Capisco il vostro disorientamento cercando di trovare un connubio fra quest’opera e i film in bianco e nero con le torte in faccia, ma cerchiamo per un momento di entrare nella testa di Magritte, o per lo meno cercare di comprendere un artista vissuto in quegli anni: la generazione di artisti di cui faceva parte Magritte fu la prima ad avere a che fare con un mezzo potentissimo come il cinema. Ed è quindi probabile che abbia in qualche modo lasciato il segno nelle sue produzioni, nel suo linguaggio artistico. Anche se quest’opera a prima vista angosciante ci sembra distante anni luce da i film di Ridolini e Charlie Chaplin, dobbiamo però pensare che la regola principale dei pionieri del cinema era quella di meravigliare, prima di tutto. Fare quello che non ci si aspetterebbe. E in effetti, così come erano inaspettate le torte in faccia per un avventore di un cinema negli anni 30, così sono inaspettate queste due mammelle posizionate su un abito che ti guarda da dentro un armadio.
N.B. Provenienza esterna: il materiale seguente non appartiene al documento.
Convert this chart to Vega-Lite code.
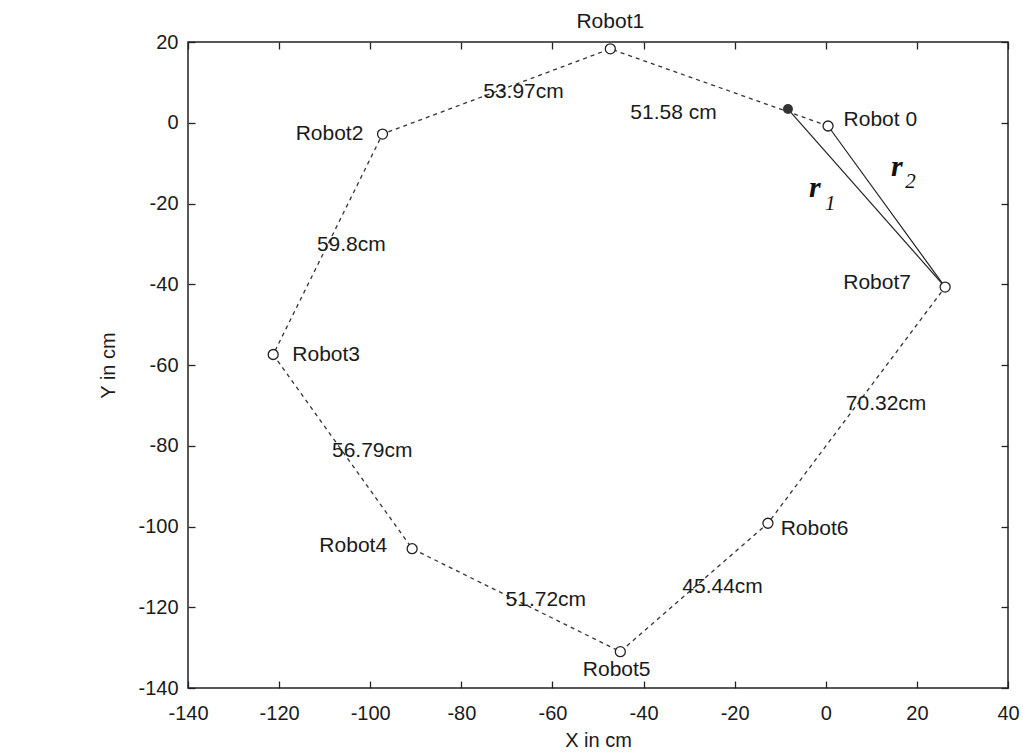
{
  "$schema": "https://vega.github.io/schema/vega-lite/v6.json",
  "width": 820,
  "height": 646,
  "autosize": {"type": "none"},
  "padding": {"left": 188, "top": 42, "right": 15, "bottom": 67},
  "background": "white",
  "config": {
    "view": {"stroke": "#222", "strokeWidth": 1.5},
    "font": "Liberation Sans",
    "text": {"font": "Liberation Sans", "fontSize": 21, "color": "#1a1a1a"}
  },
  "datasets": {
    "pts": [
      {"name": "Robot 0", "x": 0.5, "y": -0.8, "ord": 0},
      {"name": "Robot1", "x": -47.3, "y": 18.3, "ord": 1},
      {"name": "Robot2", "x": -97.3, "y": -2.8, "ord": 2},
      {"name": "Robot3", "x": -121.3, "y": -57.4, "ord": 3},
      {"name": "Robot4", "x": -90.8, "y": -105.5, "ord": 4},
      {"name": "Robot5", "x": -45.1, "y": -131.0, "ord": 5},
      {"name": "Robot6", "x": -12.7, "y": -99.2, "ord": 6},
      {"name": "Robot7", "x": 26.2, "y": -40.7, "ord": 7}
    ],
    "filled": [{"x": -8.3, "y": 3.4}],
    "segs": [
      {"seg": "r2", "x": 0.5, "y": -0.8, "ord": 0},
      {"seg": "r2", "x": 26.2, "y": -40.7, "ord": 1},
      {"seg": "r1", "x": -8.3, "y": 3.4, "ord": 0},
      {"seg": "r1", "x": 26.2, "y": -40.7, "ord": 1}
    ],
    "labelsLeft": [
      {"text": "Robot3", "x": -117.1, "y": -57.4},
      {"text": "Robot6", "x": -9.9, "y": -100.5},
      {"text": "Robot 0", "x": 3.9, "y": 0.8},
      {"text": "53.97cm", "x": -75.2, "y": 7.7},
      {"text": "51.58 cm", "x": -42.9, "y": 2.3},
      {"text": "59.8cm", "x": -111.7, "y": -30.2},
      {"text": "56.79cm", "x": -108.4, "y": -81.2},
      {"text": "51.72cm", "x": -70.3, "y": -118.3},
      {"text": "45.44cm", "x": -31.5, "y": -115.0},
      {"text": "70.32cm", "x": 4.4, "y": -69.7}
    ],
    "labelsRight": [
      {"text": "Robot2", "x": -101.5, "y": -2.7},
      {"text": "Robot4", "x": -96.3, "y": -104.9},
      {"text": "Robot7", "x": 18.7, "y": -39.7}
    ],
    "labelsCenter": [
      {"text": "Robot1", "x": -47.3, "y": 24.9},
      {"text": "Robot5", "x": -45.9, "y": -135.6}
    ],
    "rLetters": [
      {"text": "r", "x": -2.4, "y": -18.3},
      {"text": "r", "x": 15.6, "y": -13.3}
    ],
    "rSubs": [
      {"text": "1", "x": 1.0, "y": -21.6},
      {"text": "2", "x": 18.6, "y": -16.2}
    ]
  },
  "resolve": {"axis": {"x": "independent", "y": "independent"}},
  "layer": [
    {
      "data": {"name": "pts"},
      "mark": {"type": "line", "color": "#333", "strokeWidth": 1.3, "strokeDash": [4, 4]},
      "encoding": {
        "x": {"field": "x", "type": "quantitative",
          "scale": {"domain": [-140, 40], "nice": false, "zero": false},
          "axis": {"orient": "bottom", "offset": -7, "values": [-140, -120, -100, -80, -60, -40, -20, 0, 20, 40],
            "domain": false, "grid": false, "tickSize": 7, "tickColor": "#222", "tickWidth": 1.3,
            "labelExpr": "toString(datum.value)",
            "labelPadding": 15, "labelFontSize": 20, "labelColor": "#1a1a1a", "labelFlush": false, "labelOverlap": false,
            "title": "X in cm", "titleFontSize": 20, "titleFontWeight": "normal", "titleColor": "#1a1a1a",
            "titleBaseline": "middle", "titleY": 59, "titleX": 410}},
        "y": {"field": "y", "type": "quantitative",
          "scale": {"domain": [-140, 20], "nice": false, "zero": false},
          "axis": {"orient": "left", "offset": -7, "values": [-140, -120, -100, -80, -60, -40, -20, 0, 20],
            "domain": false, "grid": false, "tickSize": 7, "tickColor": "#222", "tickWidth": 1.3,
            "labelExpr": "toString(datum.value)",
            "labelPadding": 10, "labelFontSize": 20, "labelColor": "#1a1a1a", "labelFlush": false, "labelOverlap": false,
            "title": "Y in cm", "titleFontSize": 20, "titleFontWeight": "normal", "titleColor": "#1a1a1a",
            "titleBaseline": "middle", "titleX": -87, "titleY": 323, "titleAngle": -90}},
        "order": {"field": "ord", "type": "quantitative"}
      }
    },
    {
      "data": {"name": "segs"},
      "mark": {"type": "line", "color": "#222", "strokeWidth": 1.2},
      "encoding": {
        "x": {"field": "x", "type": "quantitative",
          "scale": {"domain": [-140, 40], "nice": false, "zero": false},
          "axis": {"orient": "top", "offset": -7, "values": [-140, -120, -100, -80, -60, -40, -20, 0, 20, 40],
            "domain": false, "grid": false, "labels": false, "tickSize": 7, "tickColor": "#222", "tickWidth": 1.3, "title": null}},
        "y": {"field": "y", "type": "quantitative",
          "scale": {"domain": [-140, 20], "nice": false, "zero": false},
          "axis": {"orient": "right", "offset": -7, "values": [-140, -120, -100, -80, -60, -40, -20, 0, 20],
            "domain": false, "grid": false, "labels": false, "tickSize": 7, "tickColor": "#222", "tickWidth": 1.3, "title": null}},
        "detail": {"field": "seg"},
        "order": {"field": "ord", "type": "quantitative"}
      }
    },
    {
      "data": {"name": "pts"},
      "mark": {"type": "point", "shape": "circle", "filled": false, "size": 100, "stroke": "#222", "strokeWidth": 1.3, "fill": "white", "fillOpacity": 1},
      "encoding": {
        "x": {"field": "x", "type": "quantitative", "scale": {"domain": [-140, 40], "nice": false, "zero": false}, "axis": null},
        "y": {"field": "y", "type": "quantitative", "scale": {"domain": [-140, 20], "nice": false, "zero": false}, "axis": null}
      }
    },
    {
      "data": {"name": "filled"},
      "mark": {"type": "point", "shape": "circle", "filled": true, "size": 100, "color": "#333", "opacity": 1},
      "encoding": {
        "x": {"field": "x", "type": "quantitative", "scale": {"domain": [-140, 40], "nice": false, "zero": false}, "axis": null},
        "y": {"field": "y", "type": "quantitative", "scale": {"domain": [-140, 20], "nice": false, "zero": false}, "axis": null}
      }
    },
    {
      "data": {"name": "labelsLeft"},
      "mark": {"type": "text", "align": "left", "baseline": "middle"},
      "encoding": {
        "x": {"field": "x", "type": "quantitative", "scale": {"domain": [-140, 40], "nice": false, "zero": false}, "axis": null},
        "y": {"field": "y", "type": "quantitative", "scale": {"domain": [-140, 20], "nice": false, "zero": false}, "axis": null},
        "text": {"field": "text"}
      }
    },
    {
      "data": {"name": "labelsRight"},
      "mark": {"type": "text", "align": "right", "baseline": "middle"},
      "encoding": {
        "x": {"field": "x", "type": "quantitative", "scale": {"domain": [-140, 40], "nice": false, "zero": false}, "axis": null},
        "y": {"field": "y", "type": "quantitative", "scale": {"domain": [-140, 20], "nice": false, "zero": false}, "axis": null},
        "text": {"field": "text"}
      }
    },
    {
      "data": {"name": "labelsCenter"},
      "mark": {"type": "text", "align": "center", "baseline": "middle"},
      "encoding": {
        "x": {"field": "x", "type": "quantitative", "scale": {"domain": [-140, 40], "nice": false, "zero": false}, "axis": null},
        "y": {"field": "y", "type": "quantitative", "scale": {"domain": [-140, 20], "nice": false, "zero": false}, "axis": null},
        "text": {"field": "text"}
      }
    },
    {
      "data": {"name": "rLetters"},
      "mark": {"type": "text", "align": "center", "baseline": "alphabetic", "font": "Liberation Serif", "fontSize": 30, "fontWeight": "bold", "fontStyle": "italic", "color": "#111"},
      "encoding": {
        "x": {"field": "x", "type": "quantitative", "scale": {"domain": [-140, 40], "nice": false, "zero": false}, "axis": null},
        "y": {"field": "y", "type": "quantitative", "scale": {"domain": [-140, 20], "nice": false, "zero": false}, "axis": null},
        "text": {"field": "text"}
      }
    },
    {
      "data": {"name": "rSubs"},
      "mark": {"type": "text", "align": "center", "baseline": "alphabetic", "font": "Liberation Serif", "fontSize": 21, "fontStyle": "italic", "color": "#111"},
      "encoding": {
        "x": {"field": "x", "type": "quantitative", "scale": {"domain": [-140, 40], "nice": false, "zero": false}, "axis": null},
        "y": {"field": "y", "type": "quantitative", "scale": {"domain": [-140, 20], "nice": false, "zero": false}, "axis": null},
        "text": {"field": "text"}
      }
    }
  ]
}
Quindi il legame con il titolo del quadro non va cercato né nel soggetto raffigurato, né nell’atmosfera generata dall’opera, ma in qualche modo nella sorpresa e nella comicità evocata da questa immagine. Che è angosciante sì, ma in qualche modo è anche comica, sarcastica. Dai, vedere due poppe attaccate a un vestito… fa ridere!